_GOAL_: Show all lines from the data that include the word "with".
-- Start AVAILABLE RECORDS --
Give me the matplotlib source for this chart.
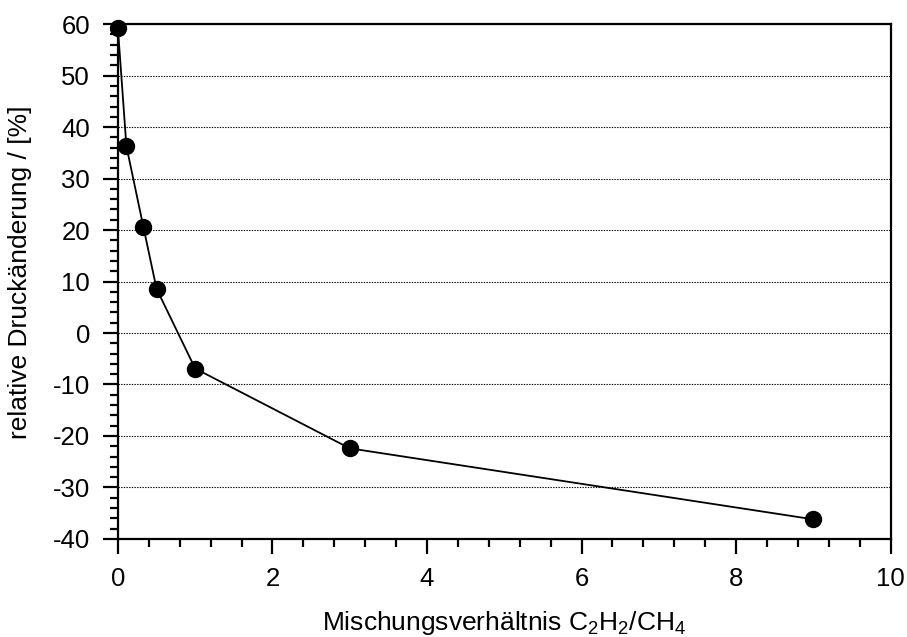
-- End AVAILABLE RECORDS --
-- Start AVAILABLE RECORDS --
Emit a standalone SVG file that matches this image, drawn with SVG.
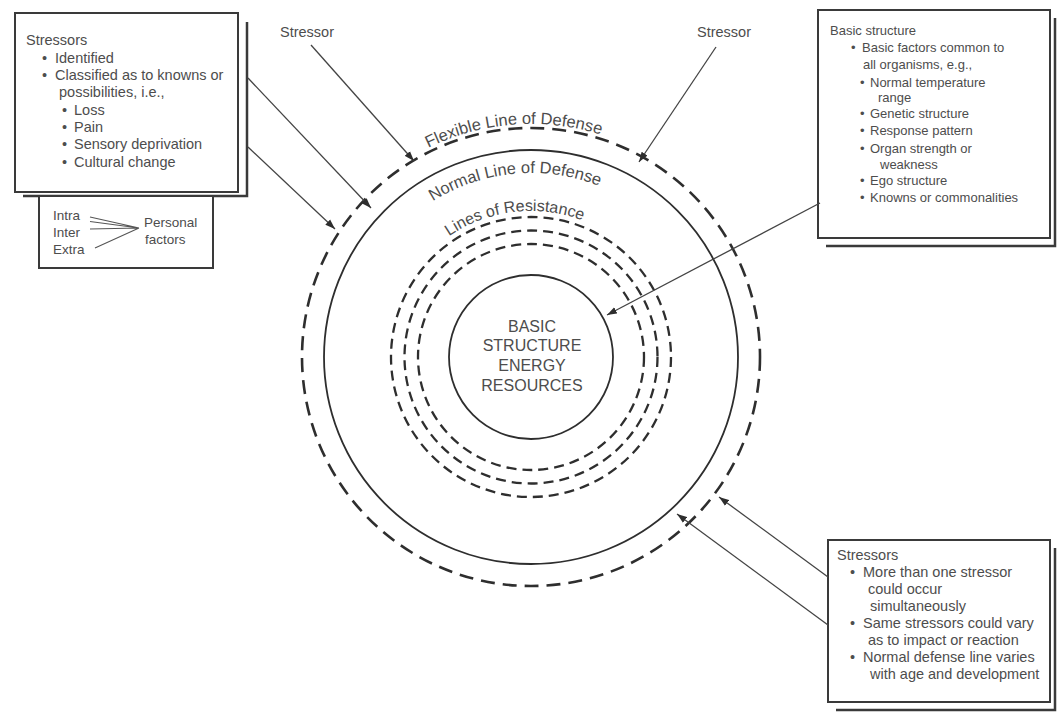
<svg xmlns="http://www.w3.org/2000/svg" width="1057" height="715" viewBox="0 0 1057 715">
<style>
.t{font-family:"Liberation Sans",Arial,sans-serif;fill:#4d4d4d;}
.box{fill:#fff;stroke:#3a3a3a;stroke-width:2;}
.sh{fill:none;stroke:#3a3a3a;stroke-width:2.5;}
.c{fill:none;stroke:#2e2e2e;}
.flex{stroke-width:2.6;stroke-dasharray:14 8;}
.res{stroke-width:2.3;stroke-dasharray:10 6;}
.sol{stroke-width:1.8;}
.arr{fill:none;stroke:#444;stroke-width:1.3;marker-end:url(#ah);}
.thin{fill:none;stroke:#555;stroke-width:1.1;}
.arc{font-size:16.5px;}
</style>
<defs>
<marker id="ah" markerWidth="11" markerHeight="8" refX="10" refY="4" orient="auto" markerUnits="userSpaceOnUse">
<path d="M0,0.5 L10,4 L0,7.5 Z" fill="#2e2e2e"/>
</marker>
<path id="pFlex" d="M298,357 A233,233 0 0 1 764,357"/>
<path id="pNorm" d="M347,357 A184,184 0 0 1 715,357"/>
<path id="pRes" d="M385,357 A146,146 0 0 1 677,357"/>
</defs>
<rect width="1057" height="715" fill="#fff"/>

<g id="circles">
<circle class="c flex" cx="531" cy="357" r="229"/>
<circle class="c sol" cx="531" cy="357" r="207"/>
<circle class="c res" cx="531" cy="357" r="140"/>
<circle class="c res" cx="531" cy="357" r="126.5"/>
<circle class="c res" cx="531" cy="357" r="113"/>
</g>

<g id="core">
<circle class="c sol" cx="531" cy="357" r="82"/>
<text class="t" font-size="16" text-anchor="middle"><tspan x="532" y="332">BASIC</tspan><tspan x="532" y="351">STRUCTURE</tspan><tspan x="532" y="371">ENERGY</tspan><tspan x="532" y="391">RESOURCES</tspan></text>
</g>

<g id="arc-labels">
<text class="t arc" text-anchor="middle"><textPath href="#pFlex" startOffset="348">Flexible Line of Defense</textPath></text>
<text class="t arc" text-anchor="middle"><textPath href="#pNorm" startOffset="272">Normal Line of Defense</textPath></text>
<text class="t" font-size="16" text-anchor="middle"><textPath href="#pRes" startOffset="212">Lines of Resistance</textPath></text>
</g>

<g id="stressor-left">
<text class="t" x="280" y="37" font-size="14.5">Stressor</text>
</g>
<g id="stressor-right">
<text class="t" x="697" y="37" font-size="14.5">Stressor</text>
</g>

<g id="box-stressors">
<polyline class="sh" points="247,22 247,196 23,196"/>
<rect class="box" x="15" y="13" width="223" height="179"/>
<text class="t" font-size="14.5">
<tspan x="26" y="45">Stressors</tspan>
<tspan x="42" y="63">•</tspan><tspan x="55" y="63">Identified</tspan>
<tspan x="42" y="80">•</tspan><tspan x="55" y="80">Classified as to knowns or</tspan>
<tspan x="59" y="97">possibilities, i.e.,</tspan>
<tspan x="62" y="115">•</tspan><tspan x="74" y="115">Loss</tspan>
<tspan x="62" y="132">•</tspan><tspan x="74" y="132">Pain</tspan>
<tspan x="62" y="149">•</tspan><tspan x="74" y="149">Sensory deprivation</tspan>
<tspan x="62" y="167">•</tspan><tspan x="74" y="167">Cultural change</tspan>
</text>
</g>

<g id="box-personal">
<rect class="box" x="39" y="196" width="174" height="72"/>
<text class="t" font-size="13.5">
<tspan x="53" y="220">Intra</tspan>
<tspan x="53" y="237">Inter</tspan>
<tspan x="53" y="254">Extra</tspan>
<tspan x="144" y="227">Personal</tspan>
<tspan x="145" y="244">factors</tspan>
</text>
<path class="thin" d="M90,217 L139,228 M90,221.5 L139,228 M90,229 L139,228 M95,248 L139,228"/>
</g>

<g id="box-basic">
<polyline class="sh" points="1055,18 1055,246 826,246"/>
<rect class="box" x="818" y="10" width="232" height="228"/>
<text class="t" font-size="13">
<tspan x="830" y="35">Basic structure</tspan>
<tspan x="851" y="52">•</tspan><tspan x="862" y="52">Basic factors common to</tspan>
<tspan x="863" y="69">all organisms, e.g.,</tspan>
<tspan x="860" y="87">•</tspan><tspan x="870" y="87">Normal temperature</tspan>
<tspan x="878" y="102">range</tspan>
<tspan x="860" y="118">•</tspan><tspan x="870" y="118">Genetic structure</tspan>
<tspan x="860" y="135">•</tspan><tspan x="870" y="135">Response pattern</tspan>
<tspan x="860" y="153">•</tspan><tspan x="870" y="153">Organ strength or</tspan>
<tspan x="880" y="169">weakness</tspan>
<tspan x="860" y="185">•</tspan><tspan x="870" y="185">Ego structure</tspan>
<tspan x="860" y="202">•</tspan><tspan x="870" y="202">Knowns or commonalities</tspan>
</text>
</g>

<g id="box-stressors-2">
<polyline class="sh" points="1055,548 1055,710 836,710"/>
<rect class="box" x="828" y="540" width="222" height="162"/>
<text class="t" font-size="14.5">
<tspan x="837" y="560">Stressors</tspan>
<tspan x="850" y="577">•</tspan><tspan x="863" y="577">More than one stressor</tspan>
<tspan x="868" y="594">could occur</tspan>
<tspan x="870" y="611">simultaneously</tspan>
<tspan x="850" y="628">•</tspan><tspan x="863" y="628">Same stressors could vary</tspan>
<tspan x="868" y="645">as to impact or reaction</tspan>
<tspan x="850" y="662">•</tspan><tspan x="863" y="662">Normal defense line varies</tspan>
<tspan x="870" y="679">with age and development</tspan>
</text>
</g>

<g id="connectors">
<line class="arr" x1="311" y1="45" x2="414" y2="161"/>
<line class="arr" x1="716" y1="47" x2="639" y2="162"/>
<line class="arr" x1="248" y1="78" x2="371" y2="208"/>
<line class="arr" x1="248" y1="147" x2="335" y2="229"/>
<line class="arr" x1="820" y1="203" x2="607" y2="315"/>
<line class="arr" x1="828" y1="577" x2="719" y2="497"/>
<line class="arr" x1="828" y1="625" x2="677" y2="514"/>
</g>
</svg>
-- End AVAILABLE RECORDS --
_FINAL RESULT_:
Emit a standalone SVG file that matches this image, drawn with SVG.
<tspan x="870" y="679">with age and development</tspan>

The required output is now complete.